Flood detection/intensity estimates are based on 13 years of retrospective model runs with TMPA input, with flood thresholds derived for each grid location using routed runoff statistics (95th percentile plus parameters related to basin hydrologic characteristics). The intensity value is the calculated water depth above the flood threshold. Other model calculations, including streamflow, streamflow values above a flood threshold determined from retrospective model runs, land surface water storage are also displayed. In addition, the latest maps of instantaneous precipitation and totals from the last day, three days and seven days are displayed. All the calculations are updated every three hours. Users can "zoom in" to an interested local area, time sequence the maps over the last few days or months and plot time sequences of data at a point.
The flood model is based on the University of Washington Variable Infiltration Capacity (VIC) land surface model (Liang et al., 1994) coupled with the University of Maryland Dominant River Tracing Routing (DRTR) model (Wu et al., paper in preparation). The flood detection algorithm is described in Wu et al. (2012). The real-time TMPA precipitation data product (Huffman et al., 2010) is obtained from the NASA Goddard TRMM/GPM Precipitation Processing System (PPS). An initial evaluation of the new GFMS based on 15-yr (1998~2012) retrospective simulation against gauge streamflow observations and reported flood event archives has been performed and presented recently in 2013 American Meteorological Society(AMS) Annual Meeting. The PDF file of the slides from the talk is available here
To facilitate a quick evaluation of the model performance, below are links of some USGS streamflow gauges over the IFloodS focal river basins. Click them to get the observed streamflow time series and also gauge information (e.g. gauge location, from the selection box on the top the USGS webpage you clicked into). The corresponding locations of these gauges represented in the VIC-DRTR model are also indicated in the blow table. Users can put these locations (lat/lon) into the boxes in the right column of the page to retrieve the time series calculated by the model. Note that the slight difference between the locations for 1 km resolution and 12 km resolution are caused by the upscaling issue (see Wu et al., 2012).

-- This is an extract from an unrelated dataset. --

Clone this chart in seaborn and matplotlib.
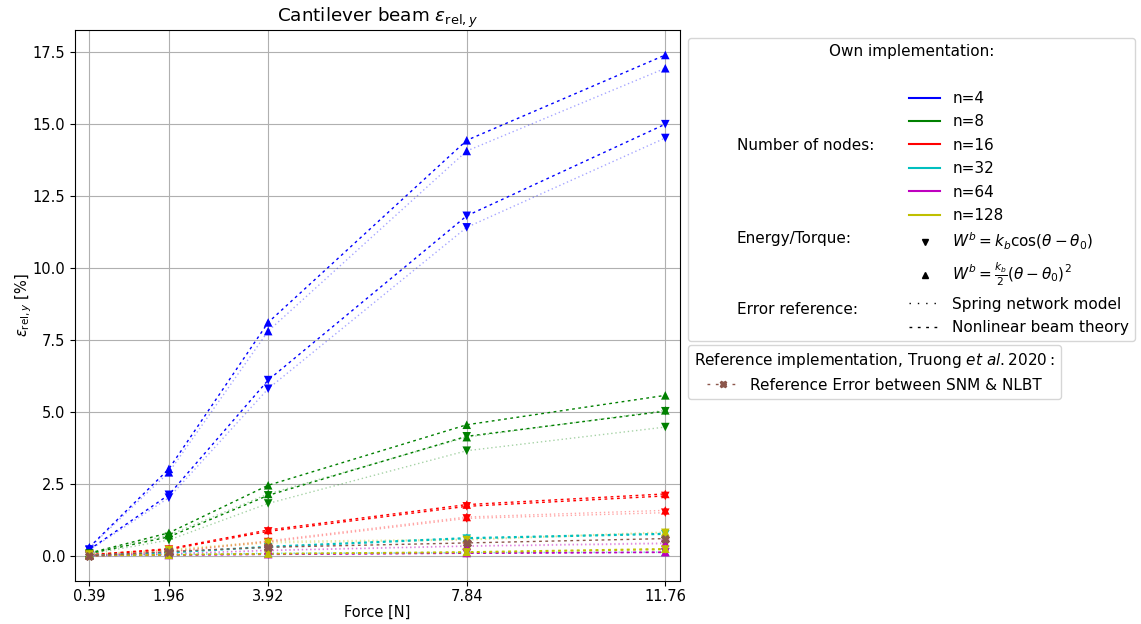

| River Basin | USGS Gauge | Drainage Area | Model Location (12km) | Model Location (1km) | |
| Iowa River basin | USGS 05454500 | 8471 km2 | 41.6, -91.6 | 41.66, -91.54 | Iowa River at Iowa City;Below Coralville Dam |
| Iowa River basin | USGS 05453100 | 7236 km2 | 41.81, -92.1 | 41.81, -92.1 | Iowa River at Marengo, IA;Above Coralville Dam |
| Cedar River basin | USGS 05465000 | 20168 km2 | 41.39, -91.3 | 41.39, -91.3 | Cedar River near Conesville, IA |
| Cedar River basin | USGS 05445000 | 16860 km2 | 41.93, -91.68 | 41.97, -91.68 | Cedar River at Cedar Rapids, IA |
| Turkey River basin | USGS 05412500 | 4001 km2 | 42.75, -91.4 | 42.74, -91.26 | Turkey River at Garber, IA |
References
Huffman, G.J., R.F. Adler, D.T. Bolvin, E.J. Nelkin, 2010: The TRMM Multi-satellite Precipitation Analysis (TMPA). Chapter 1 in Satellite Applications for Surface Hydrology, F. Hossain and M. Gebremichael, Eds. Springer Verlag, ISBN: 978-90-481-2914-0, 3-22.
Liang, X., D. P. Lettenmaier, E. F. Wood, and S. J. Burges, 1994: A Simple hydrologically Based Model of Land Surface Water and Energy Fluxes for GSMs, J. Geophys. Res., 99(D7), 14,415-14,428.
Wu H., R. F. Adler, Y. Tian, G. Huffman, H. Li and F. Policelli (2013),Real-time Global Flood Monitoring Using Satellite-based Precipitation and a Land Surface Model, Water Resour. Res. (in preparation)
Wu H., R. F. Adler, Y. Hong, Y. Tian, and F. Policelli (2012), Evaluation of Global Flood Detection Using Satellite-Based Rainfall and a Hydrologic Model. J. Hydrometeor, 13, 1268.1284.
Wu H., J. S. Kimball, H. Li, M. Huang, L. R. Leung, R. F. Adler (2012), A new global river network database for macroscale hydrologic modeling, Water Resour. Res., 48, W09701, doi:10.1029/2012WR012313.